I admire the ideal of engaging intellectual interaction, but really, what I love is chuckling to myself at how far they fall short of "transcend(ing) the toxically emotional and the reflexively ideological." The debates are aired on NPR stations and archived at: http://www.npr.org/templates/story/story.php?storyId=6263392.
They had a hot one on today; "Better more domestic surveillance than another 9/11". In a refreshing turn, the audience, which polled for the motion before the debate, decisively polled against at the end of arguments. Mind, I don't believe any of the "fors" converted, but most of the initially "undecideds" moved to the "against" camp. Small victories.
I am struck, in this debate, by the obvious uselessness and futility embodied in the quest for the chimera "security". So little of certainty in our mysterious existence, and I am finally coming to the stage in my life that I can really appreciate the lack of certainty.

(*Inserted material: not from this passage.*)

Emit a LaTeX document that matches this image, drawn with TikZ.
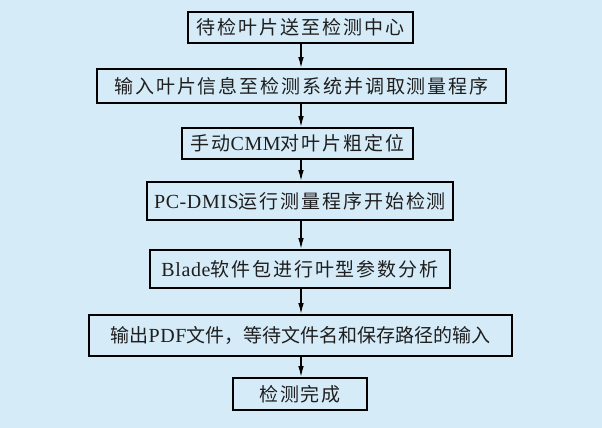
\documentclass[tikz,border=0pt]{standalone}
\usepackage{fontspec}
\usetikzlibrary{arrows.meta}
\setmainfont{Liberation Serif}[LetterSpace=3]
\newfontfamily\cjk{Noto Sans CJK SC}[LetterSpace=10]
\newfontfamily\cjkt{Noto Sans CJK SC}[LetterSpace=0]
\newcommand\zh[1]{{\fontsize{19}{22}\cjk #1}}
\newcommand\zht[1]{{\fontsize{19}{22}\cjkt #1}}
\definecolor{bgblue}{HTML}{D6EBF8}
\definecolor{txt}{HTML}{1E1E1E}
\tikzset{
  stepbox/.style={draw=black, line width=1.6pt, fill=bgblue, text=txt,
    inner sep=0pt, font=\fontsize{20}{24}\selectfont},
  arr/.style={line width=1.4pt, -{Latex[length=11pt,width=5.5pt]}}
}
\begin{document}
\begin{tikzpicture}[x=1pt,y=-1pt]
\fill[bgblue] (0,0) rectangle (602,428);
\useasboundingbox (0,0) rectangle (602,428);
\coordinate (ax) at (301,0);
\node[stepbox, minimum width=225pt, minimum height=31pt] (b1) at (300.5,27.5) {\zh{待检叶片送至检测中心}};
\node[stepbox, minimum width=409pt, minimum height=34pt] (b2) at (301.5,86) {\zh{输入叶片信息至检测系统并调取测量程序}};
\node[stepbox, minimum width=231pt, minimum height=31pt] (b3) at (297.5,143.5) {\zh{手动}CMM\zh{对叶片粗定位}};
\node[stepbox, minimum width=306pt, minimum height=38pt] (b4) at (300,201) {PC-DMIS\zh{运行测量程序开始检测}};
\node[stepbox, minimum width=300pt, minimum height=38pt] (b5) at (300,269) {Blade\zh{软件包进行叶型参数分析}};
\node[stepbox, minimum width=423pt, minimum height=41pt] (b6) at (300.5,335.5) {\zht{输出}PDF\zht{文件，等待文件名和保存路径的输入}};
\node[stepbox, minimum width=134pt, minimum height=32pt] (b7) at (300,394) {\zh{检测完成}};
\foreach \a/\b in {b1/b2,b2/b3,b3/b4,b4/b5,b5/b6,b6/b7}
  \draw[arr] (\a.south -| ax) -- (\b.north -| ax);
\end{tikzpicture}
\end{document}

Because: what is certain? We can reasonably assume, based on give-or-take two thousand years of okay record keeping, as well as ever-improving archaeological evidence, that most everything living will die. As living things, humans have not in large part developed an ability, (technological or innate) to determine our individual spans with any accuracy, short of opting for an arbitrary and immediate end. So far, I'm thinking, certainty sucks.
In my opinion, any attempt to forcefully increase quantity of life for any individual or group of individuals only definitely serves to adversely affect quality of life, not only for the test group, but for all lives in oscillation around them. Ask the Fisher King. Self-preservation is an absolutely understandable and relateable drive in individuals. And completely valid when applied in instances such as; not stepping into oncoming traffic, or not continually reminding your girlfriend how hot you think her sister is. I do not believe that the will to live is reasonably exercised in groups the size of nations. Individual desire to continue corporeal existence will contribute very little of any use to relations between 7 billion souls. Not everyone can be guaranteed the freedom to live forever. But, if enough people could reexamine their priorities, everyone could be afforded a freedom to really live.